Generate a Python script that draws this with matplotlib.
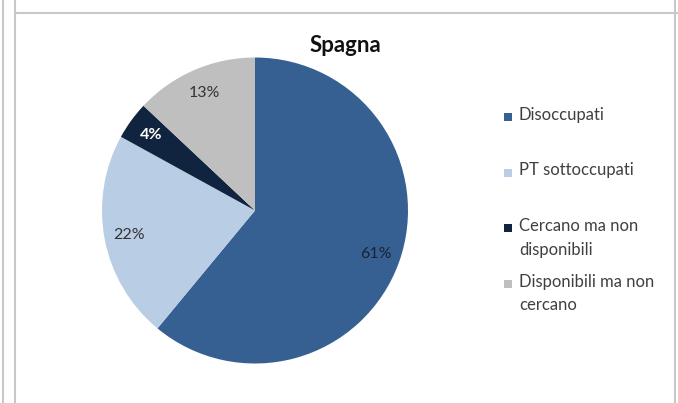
import matplotlib
matplotlib.use("Agg")
import matplotlib.pyplot as plt
from matplotlib.patches import Rectangle
from matplotlib.lines import Line2D

categories = ["Disoccupati", "PT sottoccupati", "Cercano ma non\ndisponibili", "Disponibili ma non\ncercano"]
values = [61, 22, 4, 13]
colors = ["#376092", "#B9CDE5", "#10243F", "#BFBFBF"]
label_colors = ["#1a2233", "#333333", "#ffffff", "#333333"]
label_weights = ["normal", "normal", "bold", "normal"]
title = "Spagna"

W, H = 678, 403
fig = plt.figure(figsize=(W / 100, H / 100), dpi=100)
fig.patch.set_facecolor("white")
plt.rcParams['font.family'] = ['Lato', 'DejaVu Sans']

# frame lines
def px_line(x0, y0, x1, y1, c="#c8c8c8", lw=1.5):
    fig.add_artist(Line2D([x0 / W, x1 / W], [1 - y0 / H, 1 - y1 / H],
                          transform=fig.transFigure, color=c, lw=lw))

px_line(3, 0, 3, H)
px_line(14.5, 0, 14.5, H)
px_line(14.5, 12.5, W, 12.5)
px_line(675, 0, 675, H)

# pie axes
cx, cy, r = 255, 210.5, 153
ax = fig.add_axes([(cx - r) / W, (H - cy - r) / H, 2 * r / W, 2 * r / H])
wedges, texts, autotexts = ax.pie(values, colors=colors, startangle=90, counterclock=False,
                                  autopct="%d%%", pctdistance=0.84, radius=1,
                                  wedgeprops=dict(linewidth=0))
for t, c, w in zip(autotexts, label_colors, label_weights):
    t.set_color(c)
    t.set_fontweight(w)
    t.set_fontsize(11.5)
ax.set_xlim(-1, 1)
ax.set_ylim(-1, 1)
ax.set_axis_off()

fig.text(345 / W, 1 - 45 / H, title, ha="center", va="center", fontsize=16,
         fontweight="bold", color="#111111")

# legend
y0 = 117
dy = 55.5
for i, (lab, col) in enumerate(zip(categories, colors)):
    y = y0 + i * dy
    fig.add_artist(Rectangle((504 / W, 1 - (y + 4) / H), 8 / W, 8 / H,
                             transform=fig.transFigure, facecolor=col, edgecolor="none"))
    fig.text(519 / W, 1 - (y - 10) / H, lab, ha="left", va="top", fontsize=12,
             color="#404040", linespacing=1.6)

fig.savefig("out.png", dpi=100, facecolor="white")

________

_Task directions_
Return nothing but the lines running from the start of the data to the line with "px_line(675, 0, 675, H)", please, both ends included and no pictures.

_Answer in full_
Generate a Python script that draws this with matplotlib.
import matplotlib
matplotlib.use("Agg")
import matplotlib.pyplot as plt
from matplotlib.patches import Rectangle
from matplotlib.lines import Line2D

categories = ["Disoccupati", "PT sottoccupati", "Cercano ma non\ndisponibili", "Disponibili ma non\ncercano"]
values = [61, 22, 4, 13]
colors = ["#376092", "#B9CDE5", "#10243F", "#BFBFBF"]
label_colors = ["#1a2233", "#333333", "#ffffff", "#333333"]
label_weights = ["normal", "normal", "bold", "normal"]
title = "Spagna"

W, H = 678, 403
fig = plt.figure(figsize=(W / 100, H / 100), dpi=100)
fig.patch.set_facecolor("white")
plt.rcParams['font.family'] = ['Lato', 'DejaVu Sans']

# frame lines
def px_line(x0, y0, x1, y1, c="#c8c8c8", lw=1.5):
    fig.add_artist(Line2D([x0 / W, x1 / W], [1 - y0 / H, 1 - y1 / H],
                          transform=fig.transFigure, color=c, lw=lw))

px_line(3, 0, 3, H)
px_line(14.5, 0, 14.5, H)
px_line(14.5, 12.5, W, 12.5)
px_line(675, 0, 675, H)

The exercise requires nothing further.